Doing it alone

Bob Log III
Frankfurter and the Hot Dogs
King Louie One Man Band
Satyricon
125 N.W. Sixth Ave.
Tonight
$8/ Fastixx
21+ w/ID

There are guitar-wielding folk singers. There are solo acts that employ technology to back them up. Then there are one-man bands. Take a little vaudeville panache, add some Southern-fried blues soul, and throw in a little hardware store ingenuity. Now you can imagine Satyricon’s Wednesday night line-up.

Maybe it’s the difficulty in actually keeping a band together, or the economics of rock that motivates them. Maybe it’s the ease of touring when it’s just you. Maybe it’s purely the challenge of filling up space with just two hands, two feet and your big mouth, but all three performers generate an exciting and lovable racket their own damn selves.

Headliner Bob Log III claims to have lost his hand at a young age in a boating accident and had it replaced by a monkey paw. He makes this claim with a straight face while wearing a sparkly motorcycle helmet with a microphone attached to it while his two feet pound away on a bass and snare drum. His guitar style might be called primitive or maybe even sloppy.
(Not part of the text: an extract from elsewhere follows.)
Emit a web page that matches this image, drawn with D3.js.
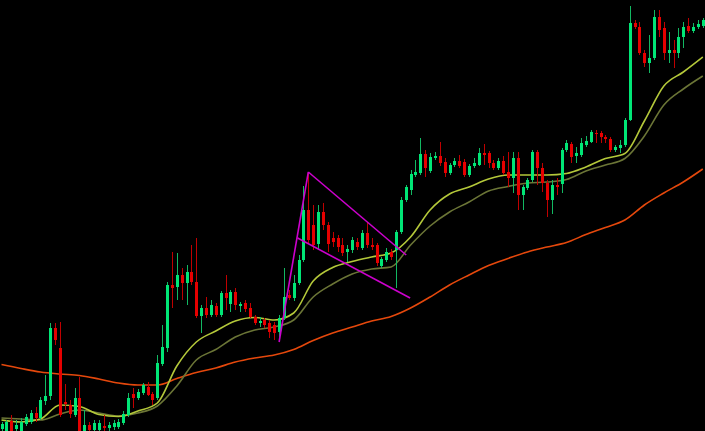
<!DOCTYPE html>
<html>
<head>
<meta charset="utf-8">
<script src="https://cdn.jsdelivr.net/npm/d3@7"></script>
<style>
  html, body { margin: 0; padding: 0; background: #000; overflow: hidden; }
  svg { display: block; }
</style>
</head>
<body>
<svg id="chart"></svg>
<script>
// OHLC, one entry per bar
const opens = [2, 0, 10, 2, 0, 7, 9, 18, 13, 30,
  35, 103, 83, 29, 26, 16, 33, 0, 6, 1,
  1, 5, 3, 4, 4, 8, 16, 37, 33, 38,
  44, 37, 33, 67, 83, 146, 144, 156, 148, 159,
  149, 115, 123, 116, 125, 116, 138, 127, 139, 125,
  128, 123, 114, 108, 111, 108, 106, 99, 113, 136,
  133, 148, 171, 221, 206, 187, 219, 206, 193, 193,
  186, 179, 181, 189, 183, 198, 186, 186, 165, 171,
  179, 181, 199, 231, 241, 256, 258, 277, 260, 273,
  275, 269, 258, 266, 270, 269, 256, 265, 266, 278,
  278, 268, 263, 270, 259, 253, 273, 236, 243, 251,
  279, 263, 248, 231, 246, 247, 281, 287, 275, 276,
  286, 289, 298, 298, 294, 292, 281, 283, 286, 311,
  408, 404, 378, 368, 373, 414, 403, 378, 381, 378,
  394, 405, 400, 404, 405]
const highs = [9, 11, 16, 11, 13, 17, 21, 24, 34, 56,
  108, 108, 109, 47, 31, 43, 54, 21, 9, 11,
  11, 16, 9, 11, 12, 20, 38, 43, 42, 48,
  49, 39, 76, 106, 149, 179, 178, 163, 166, 186,
  193, 126, 134, 131, 128, 140, 156, 141, 143, 129,
  131, 128, 116, 114, 113, 111, 109, 116, 163, 141,
  156, 176, 245, 259, 226, 226, 228, 209, 199, 196,
  193, 186, 194, 193, 201, 209, 193, 188, 174, 183,
  182, 201, 234, 246, 261, 271, 293, 281, 278, 279,
  289, 273, 268, 273, 276, 272, 267, 273, 283, 287,
  280, 271, 273, 275, 279, 279, 279, 246, 253, 281,
  281, 268, 251, 251, 253, 283, 291, 289, 284, 293,
  295, 301, 301, 300, 296, 294, 286, 291, 313, 425,
  411, 409, 381, 396, 421, 421, 409, 399, 391, 403,
  409, 413, 408, 411, 413]
const lows = [0, -3, -3, -1, -2, 5, 7, 9, 11, 26,
  31, 86, 14, 21, 13, 14, -3, -2, -2, -2,
  -2, 0, 0, 1, 2, 6, 14, 23, 31, 36,
  35, 26, 31, 65, 79, 123, 131, 131, 126, 146,
  113, 98, 113, 114, 114, 114, 121, 119, 121, 119,
  119, 113, 106, 104, 103, 93, 91, 89, 111, 131,
  130, 146, 169, 188, 181, 181, 201, 179, 184, 179,
  175, 169, 178, 181, 181, 183, 181, 165, 163, 169,
  171, 143, 197, 229, 236, 254, 256, 254, 258, 271,
  265, 254, 256, 264, 263, 254, 254, 263, 265, 266,
  263, 261, 261, 256, 244, 238, 221, 221, 241, 249,
  246, 239, 214, 217, 236, 238, 279, 268, 268, 274,
  284, 288, 288, 288, 288, 279, 279, 278, 284, 310,
  402, 376, 364, 358, 371, 394, 371, 368, 363, 373,
  383, 398, 398, 402, 403]
const closes = [7, 9, 0, 6, 9, 14, 18, 13, 31, 35,
  103, 91, 16, 27, 17, 33, 0, 6, 1, 8,
  8, 3, 6, 8, 9, 17, 33, 33, 39, 46,
  36, 31, 68, 84, 146, 143, 156, 148, 159, 149,
  115, 123, 116, 126, 116, 138, 133, 139, 126, 127,
  122, 114, 108, 110, 106, 99, 98, 113, 134, 133,
  148, 171, 221, 191, 186, 219, 206, 187, 189, 184,
  178, 182, 191, 184, 198, 186, 184, 168, 172, 179,
  174, 199, 231, 244, 257, 259, 277, 263, 274, 275,
  268, 258, 266, 270, 265, 256, 265, 268, 278, 276,
  268, 263, 270, 258, 253, 273, 236, 244, 251, 279,
  263, 248, 231, 246, 244, 281, 288, 274, 278, 288,
  290, 299, 297, 294, 292, 281, 284, 286, 311, 408,
  404, 378, 368, 373, 414, 401, 378, 381, 378, 394,
  404, 400, 404, 407, 411]

// moving averages, read every 4 bars
const maStep = 4
const maFast = [11, 9, 12, 26, 24.5, 16.5, 14.5, 20, 28, 65,
  89, 100, 110, 113.5, 111, 118, 150, 163.5, 169.5, 174,
  178, 194, 221, 237, 244, 252, 256, 256, 256, 257.5,
  264, 272.5, 277.5, 310, 345, 359, 374]
const maMid = [13, 12, 11, 17, 21, 18, 15, 18, 25, 45,
  71, 81.5, 94, 101, 104, 111, 134, 147, 157, 162,
  164, 186, 205, 219, 229, 240, 244.5, 248, 249, 251.5,
  260, 266, 272.5, 295, 326, 342, 355]
const maSlow = [66.5, 62.5, 59, 57, 55.5, 52, 48, 46, 46, 52.5,
  58.5, 63, 69, 73, 76, 81.5, 90.5, 98, 104, 110,
  114.5, 123, 134, 146, 156, 165.5, 172.5, 179, 184, 188.5,
  196.5, 203.5, 211, 226, 238, 249, 262]

// flag pattern drawn by hand: [bar, price] end points
const flagLines = [
  [[57.0, 89], [63.0, 259]],
  [[63.0, 259], [83.1, 176]],
  [[60.8, 193], [83.9, 133]]
]

const width = 705, height = 431
const colors = {
  up: '#00e676', down: '#e60000',
  upWick: '#12b862', downWick: '#c00000',
  fast: '#b4c83a', mid: '#6b7536', slow: '#e5480c',
  flag: '#cc00cc'
}

const bars = opens.map((o, i) => ({ i, o, h: highs[i], l: lows[i], c: closes[i] }))

const x = d3.scaleLinear().domain([0, bars.length - 1]).range([1.5, 702.8])
const y = d3.scaleLinear().domain([0, 431]).range([height, 0])

const svg = d3.select('#chart')
  .attr('width', width)
  .attr('height', height)
  .style('background', '#000')

// moving averages
function drawMa (values, color, w) {
  const line = d3.line()
    .x((v, k) => x(k * maStep))
    .y(v => y(v))
    .curve(d3.curveMonotoneX)
  svg.append('path')
    .datum(values)
    .attr('d', line)
    .attr('fill', 'none')
    .attr('stroke', color)
    .attr('stroke-width', w)
}
drawMa(maSlow, colors.slow, 1.6)
drawMa(maMid, colors.mid, 1.6)
drawMa(maFast, colors.fast, 1.6)

// candles
const g = svg.append('g').attr('shape-rendering', 'crispEdges')
const candle = g.selectAll('g.bar')
  .data(bars)
  .enter()
  .append('g')
  .attr('class', 'bar')

candle.append('rect')
  .attr('x', d => Math.round(x(d.i)))
  .attr('y', d => y(d.h))
  .attr('width', 1)
  .attr('height', d => Math.max(1, y(d.l) - y(d.h)))
  .attr('fill', d => d.c >= d.o ? colors.upWick : colors.downWick)

candle.append('rect')
  .attr('x', d => Math.round(x(d.i)) - 1)
  .attr('y', d => y(Math.max(d.o, d.c)))
  .attr('width', 3)
  .attr('height', d => Math.max(1, Math.abs(y(d.o) - y(d.c))))
  .attr('fill', d => d.c >= d.o ? colors.up : colors.down)

// flag lines
svg.selectAll('line.flag')
  .data(flagLines)
  .enter()
  .append('line')
  .attr('class', 'flag')
  .attr('x1', d => x(d[0][0]))
  .attr('y1', d => y(d[0][1]))
  .attr('x2', d => x(d[1][0]))
  .attr('y2', d => y(d[1][1]))
  .attr('stroke', colors.flag)
  .attr('stroke-width', 1.6)
</script>
</body>
</html>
He would probably take that as a compliment. But his trashy blues strumming and fuzzed-out vocals manage to sound bigger and better than most four-piece bands. His latest release, Trike, on Mississippi label Fat Possum shows an artist that respects the Southern musical tradition but also isn’t afraid to challenge convention. And his live show is always entertaining.

Frankfurter and the Hot Dogs is yet another project for local guitarist Natron. Both his usual Wednesday night old-school blues engagements at downtown Dante’s and his rock combo the Natrons are always worth seeing, but with Frankfurter things are decidedly lighter. Imagine a man hamming it up in a giant Styrofoam hot dog suit. It’s true.

But the evening’s true wildcard is King Louie. The Portland-by-way-of-New Orleans madman is something of a legend hiding out here in the Northwest. Consider him our own Hasil Adkins bringing the sounds and culture of the South to Portland.

Louie can probably tell you more about gumbo, cheap beer and dating Southern girls than you ever need know. Add to that a working knowledge of truck parts, the legal system and how to set up a European tour and you have got a pretty potent combination. I just wouldn’t introduce him to your mother. You can take the boy out of New Orleans, but you can’t the New Orleans out of the boy.

Last fall saw the release of his debut, Jesus Loves My One Man Band, and yet another European tour. King Louie live is a spectacle to behold. Red-faced and hollering, he pounds the guitar and works the harmonica while keeping the backbeat with pedals wacking everything from maracas to coffee cans to his beat-up bass drum. And if there is a master of the cowbell, Louie might just be him.

The sun is finally coming back out here in Portland. I cannot think of any better occasion to throw on some barbeque, get a cheap case of something watery and domestic and maybe throw some horseshoes. Then stumble your ass on down to Satyricon for some cultural enlightenment.